> [SET TASK]: From the first line of the listing below, retype each line up to and including the one with "green_lvl_3 = [97.3, 98.3]"; pictures stay out.

> [ITEMS]:
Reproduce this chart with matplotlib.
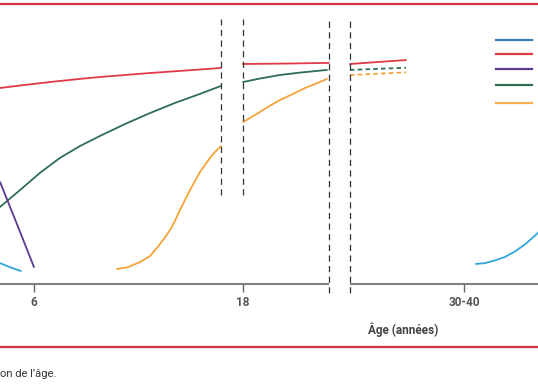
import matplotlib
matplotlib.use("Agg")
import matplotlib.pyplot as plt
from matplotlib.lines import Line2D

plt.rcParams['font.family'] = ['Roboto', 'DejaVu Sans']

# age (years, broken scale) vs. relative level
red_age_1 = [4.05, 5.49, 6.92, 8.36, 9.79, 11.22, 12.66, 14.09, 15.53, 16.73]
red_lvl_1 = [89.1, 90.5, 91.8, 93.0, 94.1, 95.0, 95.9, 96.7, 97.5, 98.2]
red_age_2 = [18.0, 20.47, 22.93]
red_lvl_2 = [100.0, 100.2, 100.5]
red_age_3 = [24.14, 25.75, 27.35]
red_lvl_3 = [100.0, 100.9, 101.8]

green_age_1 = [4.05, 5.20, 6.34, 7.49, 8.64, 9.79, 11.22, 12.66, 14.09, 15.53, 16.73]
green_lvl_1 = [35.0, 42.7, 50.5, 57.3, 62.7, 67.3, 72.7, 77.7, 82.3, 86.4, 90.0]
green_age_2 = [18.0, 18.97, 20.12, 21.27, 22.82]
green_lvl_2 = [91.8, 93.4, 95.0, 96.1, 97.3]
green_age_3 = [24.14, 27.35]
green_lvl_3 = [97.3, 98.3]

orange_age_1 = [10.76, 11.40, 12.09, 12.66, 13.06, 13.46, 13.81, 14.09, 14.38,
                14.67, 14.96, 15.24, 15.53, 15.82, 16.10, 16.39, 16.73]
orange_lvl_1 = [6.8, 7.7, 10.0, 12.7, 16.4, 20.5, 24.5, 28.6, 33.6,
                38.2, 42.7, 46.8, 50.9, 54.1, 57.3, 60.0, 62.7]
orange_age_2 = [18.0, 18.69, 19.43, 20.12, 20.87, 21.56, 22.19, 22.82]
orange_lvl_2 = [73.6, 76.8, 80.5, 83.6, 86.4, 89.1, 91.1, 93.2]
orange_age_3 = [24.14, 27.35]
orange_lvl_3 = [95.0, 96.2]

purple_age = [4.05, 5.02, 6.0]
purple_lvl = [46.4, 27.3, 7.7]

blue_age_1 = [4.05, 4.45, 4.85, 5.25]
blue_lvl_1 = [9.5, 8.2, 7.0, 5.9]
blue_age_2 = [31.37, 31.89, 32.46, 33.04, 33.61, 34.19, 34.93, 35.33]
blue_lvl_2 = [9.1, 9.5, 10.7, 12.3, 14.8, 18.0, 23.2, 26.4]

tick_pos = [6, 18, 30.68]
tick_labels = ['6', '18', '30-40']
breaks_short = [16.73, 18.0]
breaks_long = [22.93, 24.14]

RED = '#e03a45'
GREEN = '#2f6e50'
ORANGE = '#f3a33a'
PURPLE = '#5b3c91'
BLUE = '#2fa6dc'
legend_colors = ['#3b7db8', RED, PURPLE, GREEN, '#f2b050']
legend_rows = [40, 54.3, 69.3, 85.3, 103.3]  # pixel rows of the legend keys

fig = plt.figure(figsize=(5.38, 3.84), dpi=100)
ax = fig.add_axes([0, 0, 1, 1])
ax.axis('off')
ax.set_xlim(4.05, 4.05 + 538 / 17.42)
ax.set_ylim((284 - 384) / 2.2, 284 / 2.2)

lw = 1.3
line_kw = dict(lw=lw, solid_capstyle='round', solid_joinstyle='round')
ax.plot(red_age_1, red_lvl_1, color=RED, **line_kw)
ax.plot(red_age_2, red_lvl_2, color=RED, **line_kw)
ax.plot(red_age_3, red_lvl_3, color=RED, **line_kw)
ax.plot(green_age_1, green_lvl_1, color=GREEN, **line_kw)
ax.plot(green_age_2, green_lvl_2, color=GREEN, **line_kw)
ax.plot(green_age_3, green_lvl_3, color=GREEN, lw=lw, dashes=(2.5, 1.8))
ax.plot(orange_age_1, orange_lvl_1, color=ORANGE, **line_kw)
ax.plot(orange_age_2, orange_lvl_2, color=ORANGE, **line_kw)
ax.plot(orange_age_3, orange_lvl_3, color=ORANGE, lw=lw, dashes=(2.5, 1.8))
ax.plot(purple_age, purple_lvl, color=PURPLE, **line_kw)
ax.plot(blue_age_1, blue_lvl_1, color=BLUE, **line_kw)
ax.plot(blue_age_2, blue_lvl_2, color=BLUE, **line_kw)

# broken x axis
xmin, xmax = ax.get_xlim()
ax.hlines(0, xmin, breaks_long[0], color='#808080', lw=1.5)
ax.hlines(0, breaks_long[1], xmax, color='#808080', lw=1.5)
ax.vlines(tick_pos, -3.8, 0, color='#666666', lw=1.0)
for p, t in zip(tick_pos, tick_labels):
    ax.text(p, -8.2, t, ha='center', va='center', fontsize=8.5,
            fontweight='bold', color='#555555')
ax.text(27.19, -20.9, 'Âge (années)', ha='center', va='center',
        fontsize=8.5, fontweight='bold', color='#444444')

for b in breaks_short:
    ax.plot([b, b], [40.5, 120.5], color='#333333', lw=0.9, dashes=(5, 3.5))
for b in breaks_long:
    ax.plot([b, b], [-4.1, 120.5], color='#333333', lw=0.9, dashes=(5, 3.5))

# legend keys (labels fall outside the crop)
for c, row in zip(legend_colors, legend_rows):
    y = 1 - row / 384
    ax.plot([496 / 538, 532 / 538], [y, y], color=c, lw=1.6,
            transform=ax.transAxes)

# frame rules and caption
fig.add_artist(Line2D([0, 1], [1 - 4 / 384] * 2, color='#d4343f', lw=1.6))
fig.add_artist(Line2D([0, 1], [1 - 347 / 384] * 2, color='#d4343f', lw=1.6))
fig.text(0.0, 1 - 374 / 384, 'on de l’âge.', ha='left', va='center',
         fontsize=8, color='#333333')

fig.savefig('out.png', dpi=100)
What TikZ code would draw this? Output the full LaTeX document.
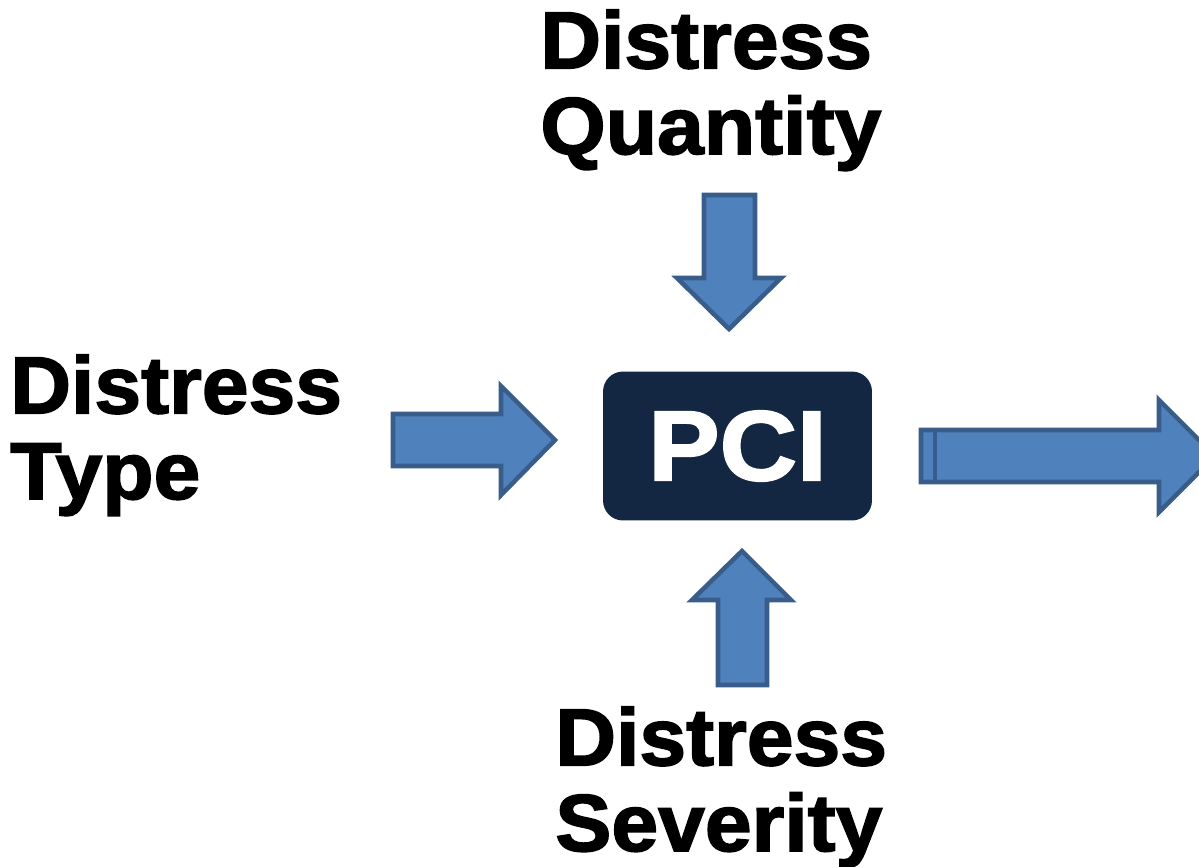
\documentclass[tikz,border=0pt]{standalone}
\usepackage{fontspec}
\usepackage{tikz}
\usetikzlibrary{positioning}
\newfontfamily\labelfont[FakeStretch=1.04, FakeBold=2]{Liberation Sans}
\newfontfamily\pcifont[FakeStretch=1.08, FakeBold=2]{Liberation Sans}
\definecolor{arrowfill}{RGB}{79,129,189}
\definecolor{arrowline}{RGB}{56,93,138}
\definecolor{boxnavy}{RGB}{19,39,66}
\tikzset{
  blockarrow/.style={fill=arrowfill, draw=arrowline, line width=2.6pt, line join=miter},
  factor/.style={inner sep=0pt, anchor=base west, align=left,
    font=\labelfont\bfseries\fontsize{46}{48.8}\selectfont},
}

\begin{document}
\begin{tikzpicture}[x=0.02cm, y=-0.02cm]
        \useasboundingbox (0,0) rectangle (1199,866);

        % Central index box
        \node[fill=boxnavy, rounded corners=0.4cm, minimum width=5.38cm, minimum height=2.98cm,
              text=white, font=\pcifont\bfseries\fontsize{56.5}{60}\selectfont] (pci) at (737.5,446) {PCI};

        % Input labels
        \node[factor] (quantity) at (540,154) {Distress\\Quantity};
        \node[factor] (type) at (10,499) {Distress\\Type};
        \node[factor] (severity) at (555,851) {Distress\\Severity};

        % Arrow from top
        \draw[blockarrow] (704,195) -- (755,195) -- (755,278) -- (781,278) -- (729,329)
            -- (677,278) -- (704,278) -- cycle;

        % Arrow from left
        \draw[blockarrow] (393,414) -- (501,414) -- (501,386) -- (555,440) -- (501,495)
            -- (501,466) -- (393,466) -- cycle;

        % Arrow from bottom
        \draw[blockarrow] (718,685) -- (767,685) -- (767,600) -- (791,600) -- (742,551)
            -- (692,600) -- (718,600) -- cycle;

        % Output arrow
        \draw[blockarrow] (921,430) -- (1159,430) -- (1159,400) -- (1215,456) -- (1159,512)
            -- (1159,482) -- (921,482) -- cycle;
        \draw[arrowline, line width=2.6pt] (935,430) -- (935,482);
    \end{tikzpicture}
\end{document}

> [TASK ANSWER]:
Reproduce this chart with matplotlib.
import matplotlib
matplotlib.use("Agg")
import matplotlib.pyplot as plt
from matplotlib.lines import Line2D

plt.rcParams['font.family'] = ['Roboto', 'DejaVu Sans']

# age (years, broken scale) vs. relative level
red_age_1 = [4.05, 5.49, 6.92, 8.36, 9.79, 11.22, 12.66, 14.09, 15.53, 16.73]
red_lvl_1 = [89.1, 90.5, 91.8, 93.0, 94.1, 95.0, 95.9, 96.7, 97.5, 98.2]
red_age_2 = [18.0, 20.47, 22.93]
red_lvl_2 = [100.0, 100.2, 100.5]
red_age_3 = [24.14, 25.75, 27.35]
red_lvl_3 = [100.0, 100.9, 101.8]

green_age_1 = [4.05, 5.20, 6.34, 7.49, 8.64, 9.79, 11.22, 12.66, 14.09, 15.53, 16.73]
green_lvl_1 = [35.0, 42.7, 50.5, 57.3, 62.7, 67.3, 72.7, 77.7, 82.3, 86.4, 90.0]
green_age_2 = [18.0, 18.97, 20.12, 21.27, 22.82]
green_lvl_2 = [91.8, 93.4, 95.0, 96.1, 97.3]
green_age_3 = [24.14, 27.35]
green_lvl_3 = [97.3, 98.3]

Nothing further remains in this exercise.